--- BEGIN THE DATA ---
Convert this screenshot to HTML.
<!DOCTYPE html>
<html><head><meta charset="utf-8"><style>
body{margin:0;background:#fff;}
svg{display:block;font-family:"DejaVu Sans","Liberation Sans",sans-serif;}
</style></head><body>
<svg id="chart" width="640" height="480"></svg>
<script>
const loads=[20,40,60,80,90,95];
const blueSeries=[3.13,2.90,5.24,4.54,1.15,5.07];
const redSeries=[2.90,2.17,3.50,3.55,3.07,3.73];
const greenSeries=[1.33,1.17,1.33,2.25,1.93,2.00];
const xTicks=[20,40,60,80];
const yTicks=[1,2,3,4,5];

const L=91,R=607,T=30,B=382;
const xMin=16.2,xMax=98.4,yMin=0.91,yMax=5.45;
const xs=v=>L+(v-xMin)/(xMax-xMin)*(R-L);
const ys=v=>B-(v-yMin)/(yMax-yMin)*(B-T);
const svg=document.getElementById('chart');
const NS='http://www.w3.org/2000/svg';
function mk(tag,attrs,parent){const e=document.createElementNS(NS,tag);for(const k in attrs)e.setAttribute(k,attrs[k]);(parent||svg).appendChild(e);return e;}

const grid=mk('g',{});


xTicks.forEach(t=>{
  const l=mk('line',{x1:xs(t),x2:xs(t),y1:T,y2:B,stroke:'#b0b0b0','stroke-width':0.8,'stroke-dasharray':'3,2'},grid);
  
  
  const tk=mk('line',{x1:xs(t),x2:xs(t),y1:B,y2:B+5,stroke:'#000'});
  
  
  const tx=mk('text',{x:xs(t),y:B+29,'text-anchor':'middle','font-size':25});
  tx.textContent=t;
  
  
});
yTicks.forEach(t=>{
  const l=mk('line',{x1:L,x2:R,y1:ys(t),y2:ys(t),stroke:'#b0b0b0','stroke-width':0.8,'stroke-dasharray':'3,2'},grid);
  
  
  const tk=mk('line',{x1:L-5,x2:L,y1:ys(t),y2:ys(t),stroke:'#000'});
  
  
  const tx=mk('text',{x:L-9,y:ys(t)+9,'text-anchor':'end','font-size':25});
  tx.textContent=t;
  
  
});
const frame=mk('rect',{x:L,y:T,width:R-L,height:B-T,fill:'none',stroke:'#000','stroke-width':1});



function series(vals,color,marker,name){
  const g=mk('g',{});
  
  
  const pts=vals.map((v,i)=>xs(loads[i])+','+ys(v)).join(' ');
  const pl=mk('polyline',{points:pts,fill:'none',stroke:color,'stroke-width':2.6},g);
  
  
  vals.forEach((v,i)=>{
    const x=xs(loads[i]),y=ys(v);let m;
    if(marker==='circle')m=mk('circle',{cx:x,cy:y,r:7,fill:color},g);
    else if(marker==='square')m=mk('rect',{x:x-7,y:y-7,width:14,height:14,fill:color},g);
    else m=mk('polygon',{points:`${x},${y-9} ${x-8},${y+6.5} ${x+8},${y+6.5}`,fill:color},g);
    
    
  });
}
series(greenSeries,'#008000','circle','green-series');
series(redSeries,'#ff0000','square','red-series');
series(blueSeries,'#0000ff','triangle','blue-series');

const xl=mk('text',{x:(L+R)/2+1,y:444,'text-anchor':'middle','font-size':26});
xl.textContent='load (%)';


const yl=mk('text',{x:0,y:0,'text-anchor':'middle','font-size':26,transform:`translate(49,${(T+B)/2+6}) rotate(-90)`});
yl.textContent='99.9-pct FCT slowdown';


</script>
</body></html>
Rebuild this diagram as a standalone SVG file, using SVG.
--- END THE DATA ---
* [WHAT NEEDS TO BE DONE]: Retype the entries exactly, including every line.

* [OUTPUT BELOW]:
Convert this screenshot to HTML.
<!DOCTYPE html>
<html><head><meta charset="utf-8"><style>
body{margin:0;background:#fff;}
svg{display:block;font-family:"DejaVu Sans","Liberation Sans",sans-serif;}
</style></head><body>
<svg id="chart" width="640" height="480"></svg>
<script>
const loads=[20,40,60,80,90,95];
const blueSeries=[3.13,2.90,5.24,4.54,1.15,5.07];
const redSeries=[2.90,2.17,3.50,3.55,3.07,3.73];
const greenSeries=[1.33,1.17,1.33,2.25,1.93,2.00];
const xTicks=[20,40,60,80];
const yTicks=[1,2,3,4,5];

const L=91,R=607,T=30,B=382;
const xMin=16.2,xMax=98.4,yMin=0.91,yMax=5.45;
const xs=v=>L+(v-xMin)/(xMax-xMin)*(R-L);
const ys=v=>B-(v-yMin)/(yMax-yMin)*(B-T);
const svg=document.getElementById('chart');
const NS='http://www.w3.org/2000/svg';
function mk(tag,attrs,parent){const e=document.createElementNS(NS,tag);for(const k in attrs)e.setAttribute(k,attrs[k]);(parent||svg).appendChild(e);return e;}

const grid=mk('g',{});


xTicks.forEach(t=>{
  const l=mk('line',{x1:xs(t),x2:xs(t),y1:T,y2:B,stroke:'#b0b0b0','stroke-width':0.8,'stroke-dasharray':'3,2'},grid);
  
  
  const tk=mk('line',{x1:xs(t),x2:xs(t),y1:B,y2:B+5,stroke:'#000'});
  
  
  const tx=mk('text',{x:xs(t),y:B+29,'text-anchor':'middle','font-size':25});
  tx.textContent=t;
  
  
});
yTicks.forEach(t=>{
  const l=mk('line',{x1:L,x2:R,y1:ys(t),y2:ys(t),stroke:'#b0b0b0','stroke-width':0.8,'stroke-dasharray':'3,2'},grid);
  
  
  const tk=mk('line',{x1:L-5,x2:L,y1:ys(t),y2:ys(t),stroke:'#000'});
  
  
  const tx=mk('text',{x:L-9,y:ys(t)+9,'text-anchor':'end','font-size':25});
  tx.textContent=t;
  
  
});
const frame=mk('rect',{x:L,y:T,width:R-L,height:B-T,fill:'none',stroke:'#000','stroke-width':1});



function series(vals,color,marker,name){
  const g=mk('g',{});
  
  
  const pts=vals.map((v,i)=>xs(loads[i])+','+ys(v)).join(' ');
  const pl=mk('polyline',{points:pts,fill:'none',stroke:color,'stroke-width':2.6},g);
  
  
  vals.forEach((v,i)=>{
    const x=xs(loads[i]),y=ys(v);let m;
    if(marker==='circle')m=mk('circle',{cx:x,cy:y,r:7,fill:color},g);
    else if(marker==='square')m=mk('rect',{x:x-7,y:y-7,width:14,height:14,fill:color},g);
    else m=mk('polygon',{points:`${x},${y-9} ${x-8},${y+6.5} ${x+8},${y+6.5}`,fill:color},g);
    
    
  });
}
series(greenSeries,'#008000','circle','green-series');
series(redSeries,'#ff0000','square','red-series');
series(blueSeries,'#0000ff','triangle','blue-series');

const xl=mk('text',{x:(L+R)/2+1,y:444,'text-anchor':'middle','font-size':26});
xl.textContent='load (%)';


const yl=mk('text',{x:0,y:0,'text-anchor':'middle','font-size':26,transform:`translate(49,${(T+B)/2+6}) rotate(-90)`});
yl.textContent='99.9-pct FCT slowdown';


</script>
</body></html>
Rebuild this diagram as a standalone SVG file, using SVG.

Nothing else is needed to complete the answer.